In un film minore di De Sica e Zavattini che entusiasmò l’urbanista anarchico inglese Colin Ward, Il tetto (1956), si racconta la costruzione di una casa, poco più di una baracca in muratura, in un’Italia oggi impensabile, quando era possibile rendere legale un’abitazione se si era riusciti a edificarla in una sola notte. Se questa legge esistesse ancora, qui e altrove, cosa significherebbe nella storia di tanti migranti? Le «case della vita» non sono solo quelle ricche d’arte dei Praz o di beni degli Agnelli, le case della vita sono quelle di cui non possono ancora godere milioni di famiglie.
Le case di Paolo sono quelle delle sue migrazioni, ma soprattutto quelle che ha abitato o soggiornato in quel piccolo meraviglioso centro che è Avola, provincia di Siracusa. Il testo che precede o accompagna le foto limpide e dense, immediate e bensì evocative di Massimo Siragusa che ce le mostra, ci aiuta a capire, nell’assenza di presenze umane (solo il minerale e il vegetale, solo le pietre e gli alberi) una storia dei sentimenti che è più che una storia di sentimenti. È storia, semmai, di radici, e di abbandoni, e di ritorni per lo più provvisori. «Vedi, in quella casa io sono nato», dice Paolo alla figlia, e la figlia dirà: «Vedi, in quella casa è nato mio padre». Chi conosce Avola, e lo considera – come credo sia ancora – un paese dell’anima anche per chi non vi è nato, essenza dei civili borghi di un tempo, godrà delle immagini quanto degli scritti, e soprattutto ne godrà quando, imprevedibilmente, immagini e testi si accostano o fronteggiano, illuminandosi a vicenda proprio perché non sembra esserci una diretta corrispondenza, perché nessuno illustra l’altro.
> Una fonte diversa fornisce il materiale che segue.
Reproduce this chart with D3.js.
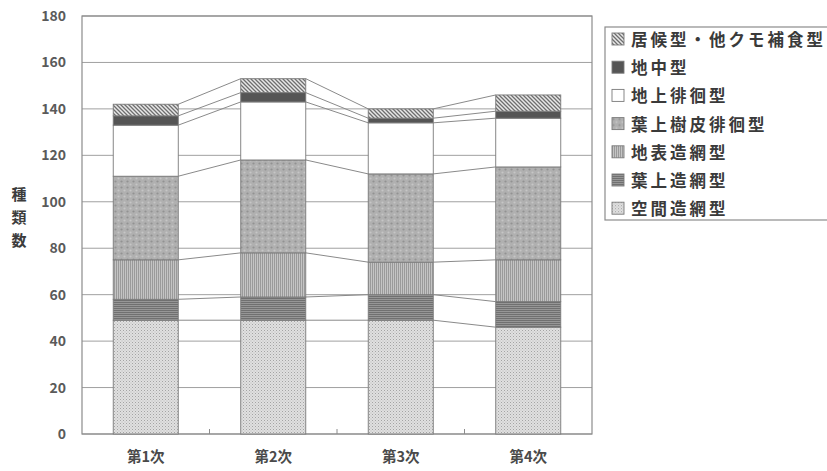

È così che ci si accosta a una suggestione piuttosto che a una riflessione: ad abitare anche noi, in qualche strano modo, delle immagini e dei pensieri. Al margine del sogno e del ricordo, quelle case diventano le nostre case, case della mente anche se case concrete. Testi e immagini ci raccontano. Testo e immagine ci spingono al confronto, in definitiva, con il bisogno di casa, di un luogo insomma dove ricostruire la nostra sensibilità e la nostra mente e dove riprender forza per altre sortite, perché se la casa è il rifugio rigenerante, sono la strada e la piazza il nostro destino. E solo se avremo abitato buone case potremo portare buone cose nelle strade, nelle piazze, all’esterno, nella comunità. Respirare le case è, credo, l’indispensabile apprendistato a riabitare le strade.